Wer mit humanistischer Bildung versorgt wurde, sieht aber natürlich gleichzeitig auch den supercleveren Verweis auf die Kritische Theorie. Von ihr kennen wir nicht nur den Racket-Begriff. Wir wissen auch, dass im Falschen gar nichts geht, nicht mal, wenn man nur die Hände darin badet. So weit so kritisch.

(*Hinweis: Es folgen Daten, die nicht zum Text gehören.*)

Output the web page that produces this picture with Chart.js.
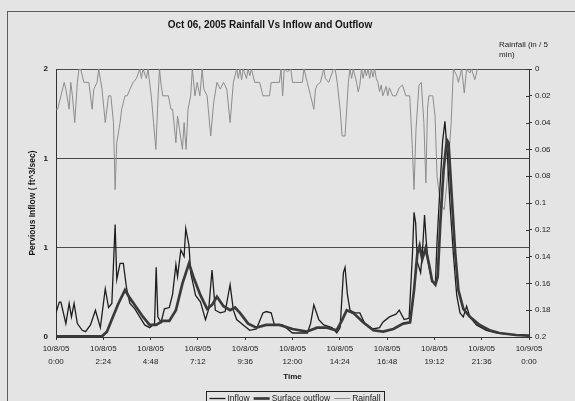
<!DOCTYPE html>
<html>
<head>
<meta charset="utf-8">
<script src="https://cdn.jsdelivr.net/npm/chart.js@4.4.1/dist/chart.umd.min.js"></script>
<style>
  html, body { margin: 0; padding: 0; background: #e4e4e4; }
  #wrap { position: relative; width: 575px; height: 401px; overflow: hidden; }
  canvas { display: block; }
</style>
</head>
<body>
<div id="wrap"><canvas id="chart" width="575" height="401"></canvas></div>
<script>
// Storm of 10/8/05, minutes after midnight.
const inflowMinutes = [0,10,15,30,40,47,55,65,80,90,105,120,135,150,160,170,180,185,195,205,215,225,240,255,270,285,300,305,310,320,330,345,355,365,370,380,390,395,405,410,425,440,455,465,475,485,500,515,530,540,550,570,590,610,630,640,655,665,690,720,765,775,785,800,815,840,855,865,875,880,887,895,910,925,940,965,985,995,1015,1035,1045,1060,1075,1085,1090,1095,1100,1110,1115,1122,1127,1133,1145,1155,1160,1170,1177,1184,1191,1199,1210,1220,1230,1240,1250,1260,1280,1310,1340,1380,1440];
const inflowCfs = [0.18,0.26,0.26,0.10,0.25,0.15,0.25,0.10,0.05,0.04,0.09,0.20,0.07,0.36,0.22,0.25,0.84,0.43,0.55,0.55,0.36,0.25,0.21,0.15,0.09,0.07,0.10,0.52,0.15,0.11,0.21,0.22,0.32,0.54,0.45,0.65,0.60,0.81,0.68,0.48,0.31,0.26,0.13,0.21,0.50,0.20,0.18,0.19,0.39,0.20,0.13,0.09,0.05,0.06,0.18,0.19,0.18,0.09,0.09,0.03,0.03,0.10,0.24,0.13,0.09,0.07,0.03,0.07,0.48,0.52,0.32,0.20,0.18,0.18,0.10,0.06,0.07,0.11,0.15,0.17,0.20,0.13,0.14,0.61,0.93,0.85,0.56,0.48,0.61,0.91,0.72,0.56,0.41,0.40,0.71,1.16,1.46,1.61,1.38,1.01,0.61,0.31,0.18,0.15,0.23,0.15,0.09,0.05,0.03,0.02,0.01];

const outflowMinutes = [0,140,155,170,190,210,225,245,265,285,305,325,345,365,385,405,418,440,460,475,490,510,530,545,560,585,610,640,680,720,763,795,825,854,870,885,905,935,966,996,1027,1057,1078,1090,1100,1107,1115,1125,1135,1145,1155,1162,1170,1180,1190,1195,1205,1215,1225,1240,1260,1290,1320,1350,1400,1440];
const outflowCfs = [0.005,0.005,0.04,0.13,0.25,0.35,0.29,0.22,0.15,0.09,0.09,0.12,0.12,0.20,0.40,0.55,0.45,0.31,0.21,0.24,0.30,0.23,0.20,0.22,0.18,0.10,0.07,0.09,0.09,0.06,0.04,0.07,0.07,0.05,0.12,0.20,0.18,0.11,0.05,0.04,0.06,0.10,0.11,0.35,0.62,0.68,0.58,0.66,0.55,0.42,0.39,0.45,0.85,1.25,1.47,1.45,1.04,0.64,0.35,0.21,0.15,0.09,0.05,0.03,0.015,0.01];

const rainMinutes = [0,5,15,25,30,40,45,50,57,65,70,75,85,100,110,115,125,130,140,150,160,167,175,180,185,195,200,210,217,225,235,245,255,260,265,275,280,290,297,304,309,315,320,325,342,350,355,365,370,376,385,390,396,402,410,415,423,430,438,445,450,460,471,480,490,500,510,520,530,540,550,555,560,565,570,580,585,590,595,605,620,630,650,655,680,685,690,695,705,715,720,750,755,765,775,785,790,795,805,815,820,830,845,850,856,865,871,880,885,890,895,900,905,915,920,925,930,935,940,945,950,955,960,965,970,975,980,985,990,995,1005,1010,1015,1025,1035,1045,1055,1065,1077,1085,1090,1096,1105,1112,1120,1126,1131,1135,1147,1154,1160,1170,1182,1192,1203,1210,1220,1225,1235,1243,1250,1260,1265,1275,1283];
const rainInches = [0.03,0.03,0.02,0.01,0.015,0.03,0.01,0.02,0.04,0.01,0,0,0.01,0.01,0.03,0.015,0.01,0,0.015,0.04,0.02,0.02,0.04,0.09,0.055,0.04,0.03,0.02,0.02,0.015,0.01,0.007,0,0.007,0,0.007,0,0.02,0.04,0.06,0.03,0,0.012,0.02,0.02,0.03,0.03,0.055,0.035,0.045,0.06,0.04,0.06,0.03,0.02,0,0.02,0.01,0.02,0,0.015,0.02,0.05,0.025,0.01,0.015,0.01,0.015,0.04,0.01,0,0.007,0,0.008,0,0.007,0,0.005,0,0.01,0.01,0.02,0.02,0.01,0.01,0,0.02,0,0.002,0,0.01,0.01,0,0.01,0.02,0.03,0.015,0.012,0.01,0,0.007,0.01,0,0,0.01,0.03,0.05,0.05,0.03,0.01,0,0.007,0,0.01,0.017,0.012,0,0.007,0,0.005,0,0.007,0,0.006,0,0.007,0.01,0.017,0.012,0.02,0.013,0.02,0.014,0.02,0.02,0.014,0.012,0.02,0.02,0.06,0.09,0.045,0.012,0.01,0.04,0.085,0.03,0.02,0.02,0.035,0.08,0.1,0.105,0.08,0.04,0,0.005,0.01,0,0.018,0,0.003,0,0.008,0];

// Axis ticks
const timeTickMinutes = [0,144,288,432,576,720,864,1008,1152,1296,1440];
const timeTickLabels = [
  ['10/8/05','0:00'], ['10/8/05','2:24'], ['10/8/05','4:48'], ['10/8/05','7:12'],
  ['10/8/05','9:36'], ['10/8/05','12:00'], ['10/8/05','14:24'], ['10/8/05','16:48'],
  ['10/8/05','19:12'], ['10/8/05','21:36'], ['10/9/05','0:00']
];
const flowTickValues = [0, 2/3, 4/3, 2];
const flowTickLabels = ['0', '1', '1', '2'];
const rainTickValues = [0,0.02,0.04,0.06,0.08,0.1,0.12,0.14,0.16,0.18,0.2];
const rainTickLabels = ['0','0.02','0.04','0.06','0.08','0.1','0.12','0.14','0.16','0.18','0.2'];

const chartTitle = 'Oct 06, 2005 Rainfall Vs Inflow and Outflow';
const rainAxisTitle = ['Rainfall (in / 5', 'min)'];

const FONT = '"Liberation Sans", Arial, sans-serif';

function pairs(xs, ys) {
  return xs.map((x, i) => ({ x: x, y: ys[i] }));
}

// Frame, chart title, rainfall axis caption, inner tick stubs and the boxed legend.
const decorations = {
  id: 'decorations',
  afterDraw(chart) {
    const ctx = chart.ctx;
    ctx.save();

    ctx.strokeStyle = '#5c5c5c';
    ctx.lineWidth = 1;
    ctx.strokeRect(7.5, 11.5, 700, 500);

    ctx.fillStyle = '#151515';
    ctx.font = 'bold 10px ' + FONT;
    ctx.textAlign = 'center';
    ctx.textBaseline = 'middle';
    ctx.fillText(chartTitle, 270, 25);

    ctx.font = '8px ' + FONT;
    ctx.textAlign = 'left';
    ctx.fillStyle = '#222';
    ctx.fillText(rainAxisTitle[0], 499, 44.5);
    ctx.fillText(rainAxisTitle[1], 499, 54.5);

    const rs = chart.scales.rain;
    ctx.strokeStyle = '#333';
    ctx.beginPath();
    rs.ticks.forEach(t => {
      const y = Math.round(rs.getPixelForValue(t.value)) + 0.5;
      ctx.moveTo(rs.left - 3, y);
      ctx.lineTo(rs.left, y);
    });
    ctx.stroke();

    // legend
    const ds = chart.data.datasets;
    ctx.font = '8.5px ' + FONT;
    const lineLen = 16, gapLine = 2, gapItem = 4;
    let total = 0;
    ds.forEach((d, i) => {
      total += lineLen + gapLine + ctx.measureText(d.label).width + (i < ds.length - 1 ? gapItem : 0);
    });
    const cx = 295, boxTop = 391.5, rowY = 398.5;
    const boxLeft = Math.round(cx - total / 2 - 3) + 0.5;
    const boxRight = Math.round(cx + total / 2 + 3) + 0.5;
    ctx.fillStyle = '#e4e4e4';
    ctx.fillRect(boxLeft, boxTop, boxRight - boxLeft, 20);
    ctx.strokeStyle = '#222';
    ctx.lineWidth = 1;
    ctx.strokeRect(boxLeft, boxTop, boxRight - boxLeft, 20);
    let x = cx - total / 2;
    ds.forEach(d => {
      ctx.strokeStyle = d.borderColor;
      ctx.lineWidth = d.borderWidth;
      ctx.beginPath();
      ctx.moveTo(x, rowY);
      ctx.lineTo(x + lineLen, rowY);
      ctx.stroke();
      x += lineLen + gapLine;
      ctx.fillStyle = '#222';
      ctx.textAlign = 'left';
      ctx.fillText(d.label, x, rowY + 0.5);
      x += ctx.measureText(d.label).width + gapItem;
    });

    ctx.restore();
  }
};

new Chart(document.getElementById('chart'), {
  type: 'line',
  data: {
    datasets: [
      {
        label: 'Inflow',
        data: pairs(inflowMinutes, inflowCfs),
        yAxisID: 'flow',
        borderColor: '#1e1e1e',
        borderWidth: 1.3,
        order: 2
      },
      {
        label: 'Surface outflow',
        data: pairs(outflowMinutes, outflowCfs),
        yAxisID: 'flow',
        borderColor: '#3a3a3a',
        borderWidth: 2.7,
        order: 1
      },
      {
        label: 'Rainfall',
        data: pairs(rainMinutes, rainInches),
        yAxisID: 'rain',
        borderColor: '#8c8c8c',
        borderWidth: 1,
        order: 3
      }
    ]
  },
  options: {
    responsive: false,
    animation: false,
    devicePixelRatio: 1,
    layout: { padding: { top: 69, left: 0, right: 0, bottom: 0 } },
    elements: {
      point: { radius: 0, hoverRadius: 0 },
      line: { tension: 0, fill: false, borderJoinStyle: 'miter' }
    },
    plugins: {
      legend: { display: false },
      title: { display: false },
      tooltip: { enabled: false }
    },
    events: [],
    scales: {
      x: {
        type: 'linear',
        min: 0,
        max: 1440,
        afterFit(s) { s.height = 64; },
        afterBuildTicks(s) { s.ticks = timeTickMinutes.map(v => ({ value: v })); },
        ticks: {
          autoSkip: false,
          maxRotation: 0,
          padding: 2,
          color: '#222',
          font: { family: FONT, size: 8, lineHeight: 1.625 },
          callback: (v, i) => timeTickLabels[i]
        },
        grid: { drawOnChartArea: false, drawTicks: true, tickLength: 3, color: '#333' },
        border: { display: true, color: '#333', width: 1 },
        title: {
          display: true,
          text: 'Time',
          color: '#151515',
          font: { family: FONT, size: 8, weight: 'bold', lineHeight: 1.2 },
          padding: { top: 0, bottom: 19.2 }
        }
      },
      flow: {
        type: 'linear',
        position: 'left',
        min: 0,
        max: 2,
        afterFit(s) { s.width = 56; },
        afterBuildTicks(s) { s.ticks = flowTickValues.map(v => ({ value: v })); },
        ticks: {
          padding: 8,
          color: '#151515',
          font: { family: FONT, size: 8, weight: 'bold' },
          callback: (v, i) => flowTickLabels[i]
        },
        grid: { drawTicks: false, color: '#4a4a4a', lineWidth: 1 },
        border: { display: true, color: '#333', width: 1 },
        title: {
          display: true,
          text: 'Pervious Inflow ( ft^3/sec)',
          color: '#151515',
          font: { family: FONT, size: 8.5, weight: 'bold', lineHeight: 1.2 },
          padding: { top: 27.4, bottom: 0 }
        }
      },
      rain: {
        type: 'linear',
        position: 'right',
        reverse: true,
        min: 0,
        max: 0.2,
        afterFit(s) { s.width = 46; },
        afterBuildTicks(s) { s.ticks = rainTickValues.map(v => ({ value: v })); },
        ticks: {
          padding: 3,
          color: '#222',
          font: { family: FONT, size: 8 },
          callback: (v, i) => rainTickLabels[i]
        },
        grid: { drawOnChartArea: false, drawTicks: true, tickLength: 3, color: '#333' },
        border: { display: true, color: '#333', width: 1 }
      }
    }
  },
  plugins: [decorations]
});
</script>
</body>
</html>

Aber man weiß ja auch, dass die Theorie an der Wirklichkeit ein ums andere Mal zerschellt. Etwa, wenn man bei „Knietief im Dispo“ plötzlich an „Beinhart wie ein Rocker“ denken muss und damit bei einem Tiefpunkt namens Klaus & Klaus angekommen ist. Die Säulenheiligen des deutschen Post-Punk-Zitierwesens in trauter Eintracht plötzlich Teil einer Gruppe, „die in Sachen Gute Stimmung was zu sagen“ hat? Alles ist möglich. Nicht nur im hiesigen Zitierkartell, sondern auch auf „Karneval Kult Hits“ von 2012. Mit Klaus & Klaus und Fehlfarben.